社会的な支援を知的・学術的な営為へ振り向けるゆとり、つまり経済的な豊かさが研究教育活動の向上をもたらすという説は、ある程度は説得力があると思われるが、グッゲンハイムが引用するISIデータベースでは、一人当たりGDPがインドネシアより低いベトナムやフィリピンのほうが、インドネシアより研究活動が盛んという結果が出ている。すなわちインドネシアの高等教育の停滞は経済指標だけでは説明できない、この国固有の事情があるものと考えられる。

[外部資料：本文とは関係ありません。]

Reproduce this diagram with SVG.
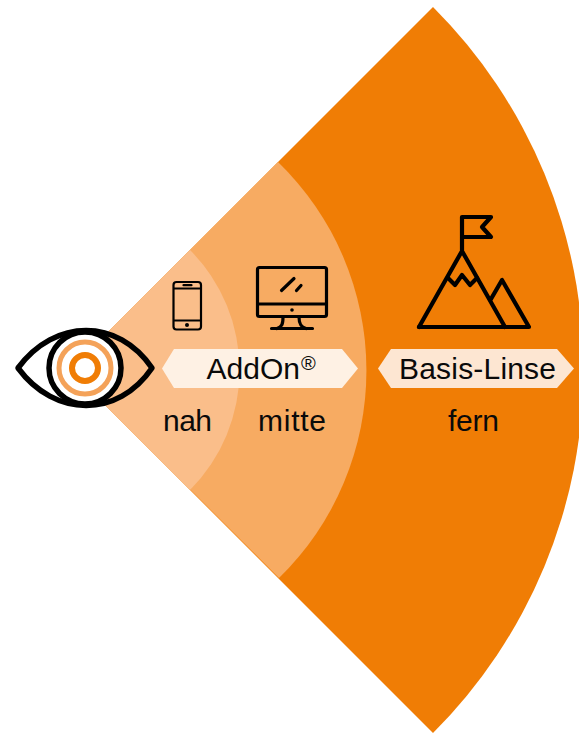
<svg xmlns="http://www.w3.org/2000/svg" width="579" height="733" viewBox="0 0 579 733">
<style>
.t{font-family:"Liberation Sans",Arial,sans-serif;font-size:30px;fill:#0a0a0a;text-anchor:middle}
.i{fill:none;stroke:#000;stroke-linecap:round;stroke-linejoin:round}
</style>
<defs><clipPath id="left"><rect x="0" y="300" width="85" height="140"/></clipPath></defs>
<rect width="579" height="733" fill="#fff"/>
<g id="sector-fern"><path d="M70 370L433 7A513 513 0 0 1 433 733Z" fill="#f07d05"/></g>
<g id="sector-mitte"><path d="M70 370L278 162A290 290 0 0 1 279 578Z" fill="#f7ab62"/></g>
<g id="sector-nah"><path d="M70 370L190 250A170 170 0 0 1 190 490Z" fill="#fabe8a"/></g>
<g id="eye">
<path d="M18 368C55 318 118 318 152 368C118 418 55 418 18 368Z" fill="#fff" clip-path="url(#left)"/>
<path d="M18 368C55 318 118 318 152 368C118 418 55 418 18 368Z" fill="none" stroke="#000" stroke-width="5.500" stroke-linejoin="round"/>
<circle cx="85" cy="368" r="36" fill="#fff" stroke="#000" stroke-width="5.500"/>
<circle cx="85" cy="368" r="26" fill="none" stroke="#f4a259" stroke-width="5"/>
<circle cx="85" cy="368" r="13" fill="none" stroke="#f07d05" stroke-width="6"/>
</g>
<g id="phone" class="i" stroke-width="2.200">
<rect x="173.500" y="282" width="27.500" height="47.500" rx="3"/>
<path d="M174 288.500H200.500M174 320.500H200.500"/>
<path d="M183.500 285.200H191.500"/>
<circle cx="187" cy="325" r="2" fill="#000" stroke="none"/>
</g>
<g id="monitor" class="i" stroke-width="3.200">
<rect x="257.500" y="267.500" width="69" height="49" rx="2"/>
<path d="M258 304H326"/>
<path d="M281.500 290.500L294 278.500M296.500 290.500L301 285.500"/>
<path d="M283 317C283 324 282 327 277 328.500M299 317C299 324 301 327 306 328.500M271.500 328.500H312.500"/>
<circle cx="292" cy="310" r="1.800" fill="#000" stroke="none"/>
</g>
<g id="mountain" class="i" stroke-width="4.200">
<path d="M462 250V217H491L482 227L491 237H462"/>
<path d="M419 327L462 251L505 327"/>
<path d="M419 327H529L502 280L491 299"/>
<path d="M448 278L455 285L462 275L470 285L477 278"/>
</g>
<g id="label-addon">
<path d="M174 349H342L358 368.500L342 388H174L162 368.500Z" fill="#fef1e4"/>
<text x="206.500" y="379" class="t" style="text-anchor:start">AddOn<tspan dx="1" dy="-9" style="font-size:20px">®</tspan></text>
</g>
<g id="label-basis">
<path d="M391 349H557L574 368.500L557 388H391L378 368.500Z" fill="#fde6d2"/>
<text x="477.500" y="379" class="t" textLength="157" lengthAdjust="spacing">Basis-Linse</text>
</g>
<g id="distance-labels">
<text x="187.500" y="431" class="t" textLength="49" lengthAdjust="spacing">nah</text>
<text x="292" y="431" class="t" textLength="68" lengthAdjust="spacing">mitte</text>
<text x="473.500" y="431" class="t" textLength="51" lengthAdjust="spacing">fern</text>
</g>
</svg>
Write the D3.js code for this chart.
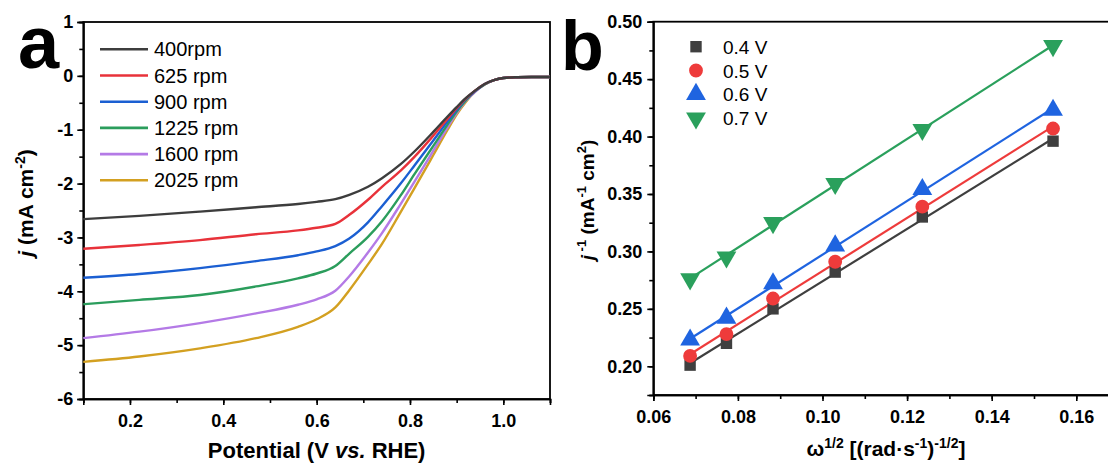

その際、この国の高等教育がいかなる歴史を経て発達してきたか、今一度ふり返ってみることも意味があるだろう。「学の独立」や「大学の自治」という言葉に我々は慣れ親しんでいるが、大学は社会から隔絶された存在ではありえない以上、大学と社会の間には依存・協調・摩擦・強制等の相関関係が存在し、両者のあいだにはある種の政治性が常に介在している。明治以降の近代日本は、近代国家を建設するという国家目的のために、帝国大学を全国や植民地に開設して、知のネットワークをはりめぐらせた。戦後の沖縄を27年間にわたって支配した米国軍政は、反共、沖縄の本土復帰熱の抑制、軍政を下支えする人材育成のために沖縄初の大学、琉球大学を開設した。大学の研究者や学生は、為政者の思惑に唯々諾々と従ったわけではない。多様な主体的な対応が大学側から為されたことも見逃せない。インドネシアはどうであったか?